The focus now turns to Friday’s release of the key non-farm payrolls report, which will provide a fresh snapshot of the US economy.

The Nasdaq was down by 0.1%, closing at 19,478.88, while the S&P 500 rose by 0.16%, closing at 5,918.25.

Asian markets struggled Thursday after the tepid lead from Wall Street, as China had its core inflation rate rise slightly to 0.4%, up from 0.3% in November.

“I suppose it showed that stimulus support is starting to work in China a little bit, so that’s quite positive,” Smith said.

“China last year just sort of ambled along obviously as New Zealand’s biggest customer, it didn’t perk up as much as expected. It’s probably a bit of a wildcard as far as markets go this year, expectations are pretty low about what China’s going to do.”

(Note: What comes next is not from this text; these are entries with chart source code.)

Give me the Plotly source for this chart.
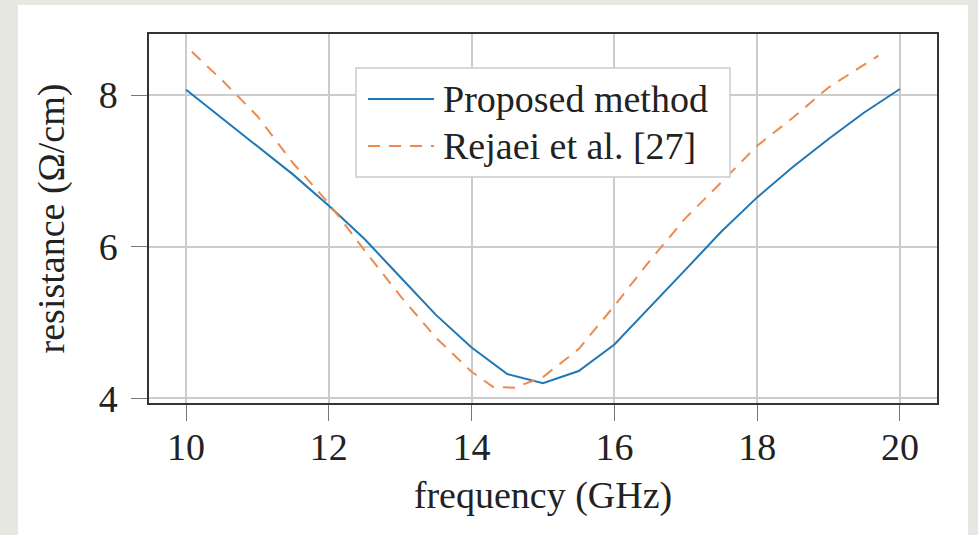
import plotly.graph_objects as go

# Data
freq_proposed = [10.0, 10.5, 11.0, 11.5, 12.0, 12.5, 13.0, 13.5, 14.0, 14.5, 15.0,
                 15.5, 16.0, 16.5, 17.0, 17.5, 18.0, 18.5, 19.0, 19.5, 20.0]
res_proposed = [8.07, 7.70, 7.33, 6.95, 6.54, 6.10, 5.60, 5.10, 4.67, 4.32, 4.20,
                4.36, 4.71, 5.20, 5.70, 6.20, 6.65, 7.05, 7.42, 7.77, 8.08]

freq_rejaei = [10.08, 10.5, 11.0, 11.5, 12.0, 12.5, 13.0, 13.5, 14.0, 14.3, 14.6,
               15.0, 15.5, 16.0, 16.5, 17.0, 17.5, 18.0, 18.5, 19.0, 19.7]
res_rejaei = [8.57, 8.20, 7.72, 7.10, 6.57, 5.95, 5.35, 4.80, 4.35, 4.15, 4.14,
              4.28, 4.65, 5.22, 5.82, 6.38, 6.85, 7.33, 7.70, 8.10, 8.52]

series_names = ["Proposed method", "Rejaei et al. [27]"]
series_colors = ["#1f77b4", "#ef8a4f"]
series_dash = ["solid", "12px,9px"]

x_ticks = [10, 12, 14, 16, 18, 20]
y_ticks = [4, 6, 8]

FONT = "Liberation Serif"
FS = 38

fig = go.Figure()
for fx, fy, nm, col, ds in zip([freq_proposed, freq_rejaei], [res_proposed, res_rejaei],
                               series_names, series_colors, series_dash):
    fig.add_trace(go.Scatter(x=fx, y=fy, mode="lines", name=nm, showlegend=False,
                             line=dict(color=col, width=2, dash=ds)))

# white card on grey page
fig.add_shape(type="rect", xref="paper", yref="paper",
              x0=-0.1662, x1=1.0393, y0=-0.40, y1=1.0786,
              fillcolor="white", line=dict(width=0), layer="below")

# legend box (drawn in paper coordinates)
fig.add_shape(type="rect", xref="paper", yref="paper",
              x0=0.2627, x1=0.7373, y0=0.6125, y1=0.9079,
              fillcolor="white", line=dict(color="#cccccc", width=1.5), layer="above")
row_y = [0.8238, 0.6965]
for yy, nm, col, ds in zip(row_y, series_names, series_colors, series_dash):
    fig.add_shape(type="line", xref="paper", yref="paper",
                  x0=0.2779, x1=0.3617, y0=yy, y1=yy,
                  line=dict(color=col, width=2, dash=ds), layer="above")
    fig.add_annotation(xref="paper", yref="paper", x=0.3705, y=yy,
                       xanchor="left", yanchor="middle", showarrow=False,
                       text=nm, font=dict(family=FONT, size=FS, color="#222222"))

axis_common = dict(showline=True, mirror=True, linecolor="#333333", linewidth=1.5,
                   showgrid=True, gridcolor="#cccccc", gridwidth=1.5,
                   ticks="outside", ticklen=16, tickwidth=1.3, tickcolor="#777777",
                   zeroline=False,
                   tickfont=dict(family=FONT, size=FS, color="#222222"))

fig.update_layout(
    width=978, height=535,
    margin=dict(l=149, r=41, t=34, b=132),
    paper_bgcolor="#e8e8e3", plot_bgcolor="white",
    font=dict(family=FONT, size=FS, color="#222222"),
    xaxis=dict(range=[9.48, 20.52], tickvals=x_ticks,
               title=dict(text="frequency (GHz)", font=dict(family=FONT, size=FS),
                          standoff=14),
               ticklabelstandoff=-6,
               **axis_common),
    yaxis=dict(range=[3.938, 8.805], tickvals=y_ticks,
               title=dict(text="resistance (Ω/cm)", font=dict(family=FONT, size=FS),
                          standoff=22),
               ticklabelstandoff=6,
               **axis_common),
    showlegend=False,
)

fig.write_html("out.html",
               config={"displayModeBar": False},
               post_script="document.body.style.margin='0';"
                           "document.body.style.background='#e8e8e3';")
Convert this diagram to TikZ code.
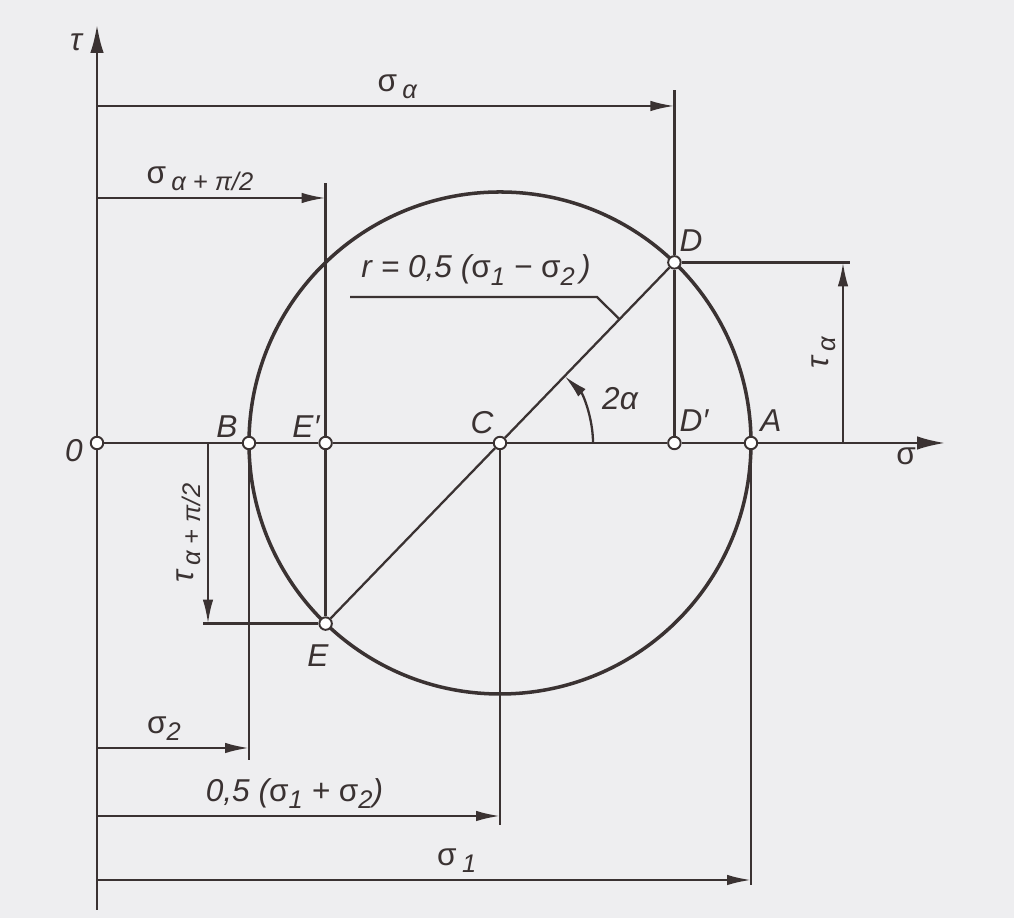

In early trade, Hong Kong edged up while Shanghai fell as investors assessed data showing Chinese inflation eased in December, and officials face calls to ramp up stimulus to boost consumption.

Leaders have unveiled a range of measures to kickstart the world’s number two economy, with a focus on getting people to spend, and support for the troubled property sector.

“Given the various high-level meetings and policy communiques over the past month, it appears a safe bet to expect more aggressive fiscal policy support from China in 2025, as well as continued monetary policy easing,” said Lynn Song, chief economist for Greater China at ING.